La première faculté est la gestion du temps. Aucun des modèles de données existants (relationel, objet, XML, RDF, …), qui servent à structurer l’information pour la traiter, ne tient compte du temps, alors que tout ce qui nous entoure a une validité temporelle, même Steve Jobs, malheureusement. L’outil informatique est handicapé de ne pouvoir « oublier » et de « se rappeler » comme nous en sommes capables. Sur le web on navigue verticalement, toute l’info est là, qui s’entasse. Dans notre tête, on navigue aussi horizontalement, dans le temps. En une fraction de seconde, je me retrouve 20 ans plus tôt, je recueille quelques infos connectées, je les rappelle maintenant, je les traite, et je les oublie.
La deuxième faculté est la capacité de connexion. L’outil informatique segmente les informations.

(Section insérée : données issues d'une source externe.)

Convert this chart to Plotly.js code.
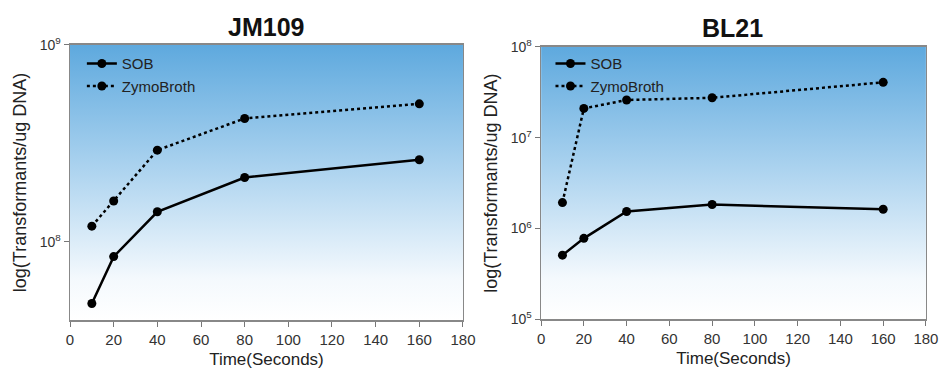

Seules les connexions prévues par les ingénieurs sont possibles. Mais fondamentalement, la cause vient également des modèles de données utilisés.
Merci pour la justesse de votre témoignage. La temporalité est un concept clé, sous le patronage duquel j’ai voulu lancer ce blog. Sur la relation entre l’homme et la machine, il y a assurément des progrès à faire. Une question: est-ce l’outil qui souffre d’infobésité ou est-ce l’utilisateur?
« taxer l’expéditeur des mails « : et pourquoi pas publier le palmarès mensuel des producteurs de Giga-octets en entreprise? Le gagnant serait ensuite étalonné au regard de sa production et de son efficacité réelle dans son job. Le ratio serait surprenant et redouté par beaucoup!!
Sur internet, et notamment sur twitter, il m’est venu le concept d’infognasse.
C’est l’équivalent informationnel de la ragougnasse : lourd, copieux, industriel et répétitif, baignant dans une sauce indigeste, cela ne demande ni grande expertise, ni beaucoup de temps à produire… mais on peut y trouver quelques excellents morceaux!
Bravo pour ce blog et ses utiles réflexions.
C’est bien vrai, surtout la sauce; il faut se méfier de la sauce, de cette infosauce qu’on trouve dans les fastinfos (les prêts-à-informer) au milieu des infoburgers (infodwichs), lesquels ont aussi leur côté sympathique.